Stellungnahme zur Reform des Rettungsdienstes: Startschuss für eine umfas-sende Reform der Notfallversorgung
Zur Vorstellung der Neunten Stellungnahme der Regierungskommission zur Reform des Rettungsdienstes erklärt Janosch Dahmen, Sprecher für Gesundheitspolitik:
Wir danken den Expertinnen und Experten der Kommission für diese wichtigen und umfassenden Vorschläge zur Reform des Rettungsdienstes in Deutschland. Die heutige Stellungnahme bildet zusammen mit den Empfehlungen zu Integrierten Leitstellen aus der Vierten Stellungnahme der Regierungskommission eine gute Grundlage für eine umfassende Reform der Notfallversorgung in Deutschland, die wir jetzt als Koalition zügig angehen werden. Dabei wollen wir vor allem die Qualität der Versorgung im Rettungsdienst verbessern und die Chancen der Digitalisierung stärker nutzen. Vor allem müssen bestehende Fehlanreize in der Finanzierung der Notfallversorgung beseitigt werden. Das alles rettet nicht nur den Rettungsdienst, sondern Menschenleben.

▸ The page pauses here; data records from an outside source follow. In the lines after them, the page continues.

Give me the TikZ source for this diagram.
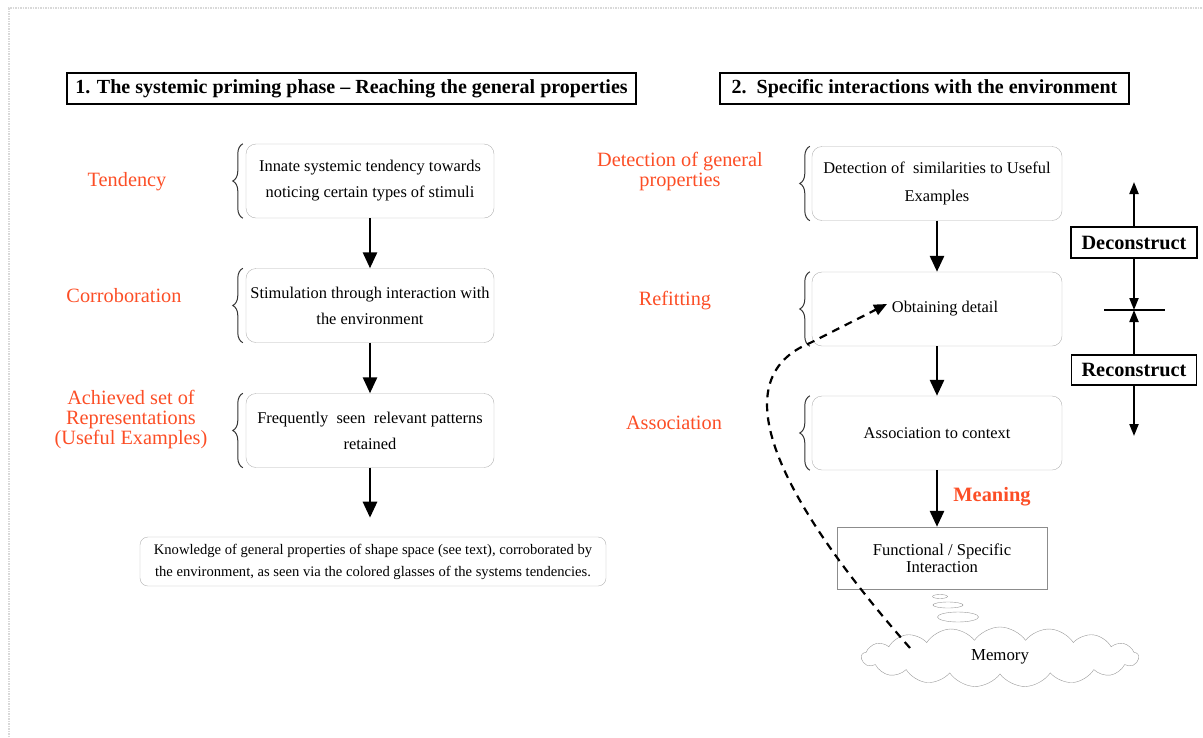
\documentclass[tikz,border=0pt]{standalone}
\usepackage{fontspec}
\setmainfont{Liberation Serif}
\usetikzlibrary{arrows.meta,positioning,decorations.pathreplacing,shapes.symbols,shapes.geometric}
\definecolor{labelred}{RGB}{252,78,38}

\tikzset{
  roundbox/.style={draw=black!30, rounded corners=10pt, minimum width=248pt, minimum height=74pt,
    align=center, font=\fontsize{16.4}{26}\selectfont},
  titlebox/.style={draw, line width=1.2pt, minimum height=31pt, inner sep=3pt,
    font=\bfseries\fontsize{20}{22}\selectfont},
  redlabel/.style={text=labelred, align=center, font=\fontsize{20.3}{20}\selectfont},
  flow/.style={-{Triangle[length=16pt,width=14pt]}, line width=2.8pt},
  smallflow/.style={-{Triangle[length=12pt,width=9pt]}, line width=2pt},
  bracket/.style={decorate, decoration={brace, amplitude=10pt}, black!80, line width=1pt},
}

\begin{document}
\begin{tikzpicture}[x=1pt, y=-1pt]
    \useasboundingbox (0,0) rectangle (1203,737);
    % faint page frame
    \draw[black!15, densely dotted, line width=1.5pt] (9,737) -- (9,8) -- (1203,8);

    % phase 1
    \node[titlebox, minimum width=569pt] (title1) at (351.5,88.5)
        {1. The systemic priming phase -- Reaching the general properties};
    \node[roundbox] (tend) at (370,181)
        {Innate systemic tendency towards\\noticing certain types of stimuli};
    \node[roundbox] (stim) at (370,305.5)
        {Stimulation through interaction with\\the environment};
    \node[roundbox] (freq) at (370,430.5)
        {Frequently\ \ seen\ \ relevant patterns\\retained};
    \node[draw=black!30, rounded corners=8pt, minimum width=466pt, minimum height=49pt,
        align=center, font=\fontsize{14.6}{22}\selectfont] (know) at (373,561.5)
        {Knowledge of general properties of shape space (see text), corroborated by\\
         the environment, as seen via the colored glasses of the systems tendencies.};

    \node[redlabel] (ltend) at (127,182) {Tendency};
    \node[redlabel] (lcorr) at (124,296) {Corroboration};
    \node[redlabel] (lach) at (131,420) {Achieved set of\\Representations\\(Useful Examples)};

    \foreach \b in {tend,stim,freq}
        \draw[bracket] ([xshift=-3pt]\b.south west) -- ([xshift=-3pt]\b.north west);

    \draw[flow] (tend) -- (stim);
    \draw[flow] (stim) -- (freq);
    \draw[flow] (freq.south) -- ++(0,50);

    % phase 2
    \node[titlebox, minimum width=409pt] (title2) at (924.5,88.5)
        {2.\ \ Specific interactions with the environment};
    \node[roundbox, minimum width=250pt, font=\fontsize{16.4}{28}\selectfont] (detect) at (937,183.5)
        {Detection of\ \ similarities to Useful\\Examples};
    \node[roundbox, minimum width=250pt] (refit) at (937,309) {\hspace*{16pt}Obtaining detail};
    \node[roundbox, minimum width=250pt] (assoc) at (937,433) {Association to context};
    \node[draw=black!45, minimum width=210pt, minimum height=62pt, align=center,
        font=\fontsize{16.6}{17}\selectfont] (func) at (942,558) {Functional / Specific\\Interaction};

    \node[redlabel] (ldet) at (680,172) {Detection of general\\properties};
    \node[redlabel] (lref) at (675,301) {Refitting};
    \node[redlabel] (lass) at (674,423) {Association};
    \node[redlabel, font=\bfseries\fontsize{20.4}{20}\selectfont] (mean) at (992,497) {Meaning};

    \foreach \b in {detect,refit,assoc}
        \draw[bracket] ([xshift=-2pt]\b.south west) -- ([xshift=-2pt]\b.north west);

    \draw[flow] (detect) -- (refit);
    \draw[flow] (refit) -- (assoc);
    \draw[flow] (assoc.south) -- (assoc.south |- func.north);

    % memory
    \node[cloud, cloud puffs=17, cloud puff arc=110, aspect=4.6, draw=black!40,
        minimum width=277pt, minimum height=60pt, font=\fontsize{16.8}{18}\selectfont] (mem) at (1000,657) {Memory};
    \node[ellipse, draw=black!40, minimum width=15pt, minimum height=4pt, inner sep=0pt] (b1) at (940,596.5) {};
    \node[ellipse, draw=black!40, minimum width=30pt, minimum height=6pt, inner sep=0pt] (b2) at (948,605) {};
    \node[ellipse, draw=black!40, minimum width=41pt, minimum height=10pt, inner sep=0pt] (b3) at (958,617) {};

    \coordinate (memstart) at (910,648);
    \coordinate (bend) at (810,343);
    \coordinate (detail) at (887,304);
    \draw[line width=2.2pt, dash pattern=on 8pt off 6pt, -{Triangle[length=13pt,width=11pt]}]
        (memstart) .. controls (780,500) and (720,380) .. (bend) -- (detail);

    % deconstruct / reconstruct
    \node[draw, line width=1.2pt, minimum width=126pt, minimum height=31pt,
        font=\bfseries\fontsize{20.3}{22}\selectfont] (decon) at (1134,242.5) {Deconstruct};
    \node[draw, line width=1.2pt, minimum width=125pt, minimum height=30pt,
        font=\bfseries\fontsize{20.3}{22}\selectfont] (recon) at (1134,370) {Reconstruct};
    \coordinate (cross) at (1134,310);
    \coordinate (up) at (1134,182);
    \coordinate (down) at (1134,436);
    \draw[line width=1.4pt] ([xshift=-30pt]cross) -- ([xshift=31pt]cross);
    \draw[smallflow] (decon.north) -- (up);
    \draw[smallflow] (decon.south) -- (cross);
    \draw[smallflow] (recon.north) -- (cross);
    \draw[smallflow] (recon.south) -- (down);
\end{tikzpicture}
\end{document}
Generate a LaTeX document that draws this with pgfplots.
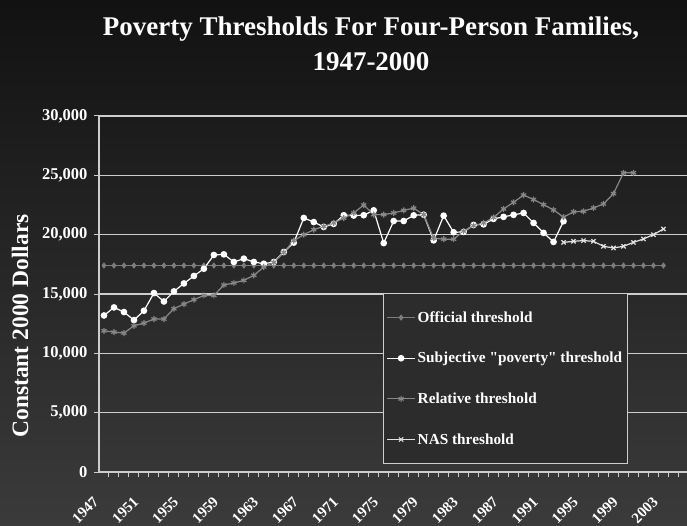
\documentclass[border=0pt]{standalone}
\usepackage{fontspec}
\setmainfont{Liberation Serif}[Ligatures=TeXOff]
\usepackage{pgfplots}
\usepackage{pgfplotstable}
\pgfplotsset{compat=1.18}
\definecolor{offc}{RGB}{125,125,125}
\definecolor{relc}{RGB}{135,135,135}
\definecolor{gridc}{RGB}{205,205,205}
\definecolor{nasc}{RGB}{225,225,225}
\definecolor{legbg}{RGB}{44,44,44}
\pgfplotstableread{
year val
1947 17400
1948 17400
1949 17400
1950 17400
1951 17400
1952 17400
1953 17400
1954 17400
1955 17400
1956 17400
1957 17400
1958 17400
1959 17400
1960 17400
1961 17400
1962 17400
1963 17400
1964 17400
1965 17400
1966 17400
1967 17400
1968 17400
1969 17400
1970 17400
1971 17400
1972 17400
1973 17400
1974 17400
1975 17400
1976 17400
1977 17400
1978 17400
1979 17400
1980 17400
1981 17400
1982 17400
1983 17400
1984 17400
1985 17400
1986 17400
1987 17400
1988 17400
1989 17400
1990 17400
1991 17400
1992 17400
1993 17400
1994 17400
1995 17400
1996 17400
1997 17400
1998 17400
1999 17400
2000 17400
2001 17400
2002 17400
2003 17400
}\official
\pgfplotstableread{
year val
1947 13190
1948 13870
1949 13480
1950 12800
1951 13590
1952 15080
1953 14370
1954 15220
1955 15890
1956 16520
1957 17130
1958 18290
1959 18340
1960 17700
1961 17980
1962 17700
1963 17550
1964 17700
1965 18540
1966 19330
1967 21410
1968 21060
1969 20650
1970 20910
1971 21640
1972 21610
1973 21640
1974 22050
1975 19290
1976 21150
1977 21150
1978 21630
1979 21680
1980 19520
1981 21600
1982 20200
1983 20230
1984 20820
1985 20870
1986 21330
1987 21500
1988 21670
1989 21830
1990 20990
1991 20150
1992 19390
1993 21130
}\subjective
\pgfplotstableread{
year val
1947 11900
1948 11790
1949 11710
1950 12320
1951 12550
1952 12890
1953 12890
1954 13760
1955 14150
1956 14520
1957 14880
1958 14880
1959 15760
1960 15930
1961 16150
1962 16570
1963 17280
1964 17670
1965 18510
1966 19500
1967 20000
1968 20420
1969 20700
1970 20990
1971 21400
1972 21830
1973 22500
1974 21690
1975 21690
1976 21830
1977 22050
1978 22230
1979 21690
1980 19700
1981 19620
1982 19620
1983 20300
1984 20760
1985 20990
1986 21450
1987 22170
1988 22730
1989 23340
1990 22960
1991 22530
1992 22080
1993 21480
1994 21920
1995 21970
1996 22250
1997 22590
1998 23460
1999 25210
2000 25210
}\relative
\pgfplotstableread{
year val
1993 19350
1994 19440
1995 19500
1996 19440
1997 19020
1998 18880
1999 19020
2000 19350
2001 19640
2002 20000
2003 20480
}\nas
\begin{document}
\begin{tikzpicture}[x=1pt,y=1pt]
\shade[top color=black!93, bottom color=black!77] (-99,-53) rectangle (588,472);
\begin{axis}[
  at={(0,0)}, anchor=south west,
  scale only axis, width=588pt, height=356pt,
  xmin=1946.5, xmax=2005.36, ymin=0, ymax=30000,
  axis lines=left,
  axis line style={-, gridc, line width=1.2pt},
  /pgf/number format/assume math mode=true,
  scaled y ticks=false,
  ytick={0,5000,10000,15000,20000,25000,30000},
  yticklabel style={/pgf/number format/1000 sep={,}, font=\bfseries\fontsize{16.5}{16.5}\selectfont, text=white, xshift=-3pt},
  ymajorgrids,
  grid style={gridc, line width=1.2pt},
  tick align=outside,
  major tick length=5pt,
  minor tick length=5pt,
  major y tick style={gridc, line width=1pt},
  major x tick style={draw=none},
  minor x tick style={gridc, line width=1pt},
  xtick={1947,1951,1955,1959,1963,1967,1971,1975,1979,1983,1987,1991,1995,1999,2003},
  xticklabels={1947,1951,1955,1959,1963,1967,1971,1975,1979,1983,1987,1991,1995,1999,2003},
  minor xtick={1947.5,1948.5,...,2005.5},
  xticklabel style={rotate=45, anchor=north east, font=\bfseries\fontsize{15}{15}\selectfont, text=white, xshift=-18pt, yshift=-1.5pt},
  clip=false,
  legend cell align=left,
  legend style={at={(0.483,0.503)}, anchor=north west, fill=legbg, draw=gridc, line width=1pt,
    text=white, font=\bfseries\fontsize{15.3}{15.3}\selectfont, row sep=24.5pt, inner xsep=3pt, inner ysep=16pt},
  legend image code/.code={\draw[mark repeat=2,mark phase=2] plot coordinates {(0pt,0pt) (14pt,0pt) (28pt,0pt)};},
]
\addplot[offc, line width=1pt, mark=diamond*, mark size=2.4pt, mark options={fill=offc}] table[x=year,y=val] {\official};
\addlegendentry{Official threshold}
\addplot[white, line width=1.2pt, mark=*, mark size=2.7pt, mark options={fill=white}] table[x=year,y=val] {\subjective};
\addlegendentry{Subjective "poverty" threshold}
\addplot[relc, line width=1.2pt, mark=asterisk, mark size=3pt] table[x=year,y=val] {\relative};
\addlegendentry{Relative threshold}
\addplot[nasc, line width=1.2pt, mark=x, mark size=3pt] table[x=year,y=val] {\nas};
\addlegendentry{NAS threshold}
\end{axis}
\node[white, font=\bfseries\fontsize{27}{35}\selectfont, align=center] at (272,428) {Poverty Thresholds For Four-Person Families,\\1947-2000};
\node[rotate=90, white, font=\bfseries\fontsize{23.5}{23.5}\selectfont] at (-79,146) {Constant 2000 Dollars};
\pgfresetboundingbox
\useasboundingbox (-99,-53) rectangle (588,472);
\end{tikzpicture}
\end{document}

Seit vielen Jahren wächst die Belastung in der Notfallversorgung. Es gibt eine unübersichtliche Gleichzeitigkeit von Unter-, Über- und Fehlversorgung: Das kostet inzwischen nicht nur über 8 Milliarden Euro im Jahr, sondern schlimmstenfalls sogar Menschenleben. Organisation und Struktur des Rettungsdienstes gleichen in 300 Rettungsdienstbereichen und den über 200 Notfallleitstellen einem Flickenteppich. Es fehlt an einheitlichen Standards, Schnittstellen und Patientensteuerung. Der Rettungsdienst ist selbst zum Notfall geworden. Ohne eine Reform hält die Notfallrettung mit den notfallmedizinischen und gesellschaftlichen Veränderungen nicht mehr mit.
Ursächlich dafür sind insbesondere Fehlanreize in der Finanzierung der Notfallversorgung. Zurzeit sieht das Gesetz nur vor, dass Transporte von Patienten vom Notfallort in eine Klinik abgerechnet werden. Das führt dazu, dass Patienten, die medizinisch besser bereits zu Hause versorgt werden könnten, unnötiger Weise in ein Krankenhaus gebracht werden. Das ist nicht nur teuer und bindet vielfach Kapazitäten der Notfallversorgung, sondern kann im Einzelfall beispielsweise für ältere Patienten, die aus ihrer gewohnten häuslichen Umgebung herausgeholt werden, sogar gefährlich sein. Oft wäre es medizinisch stattdessen sinnvoller, Notfallpatienten durch spezialisiertes Rettungsdienstpersonal oder per Telemedizin ohne einen Transport ins Krankenhaus zu beraten und zu behandeln. Es ist dringend erforderlich, dass Notfallleitstellen in der Lage sind nicht nur Rettungswagen und Notärzte zu entsenden, sondern auch andere Hilfsangebote wie etwa Notfallpflegeteams, psychiatrische Krisenhilfe oder Telenotfallmedizin einsetzen können. Es ist überfällig, dass wir die Finanzierung an die Notfallmedizin anpassen und nicht umgekehrt.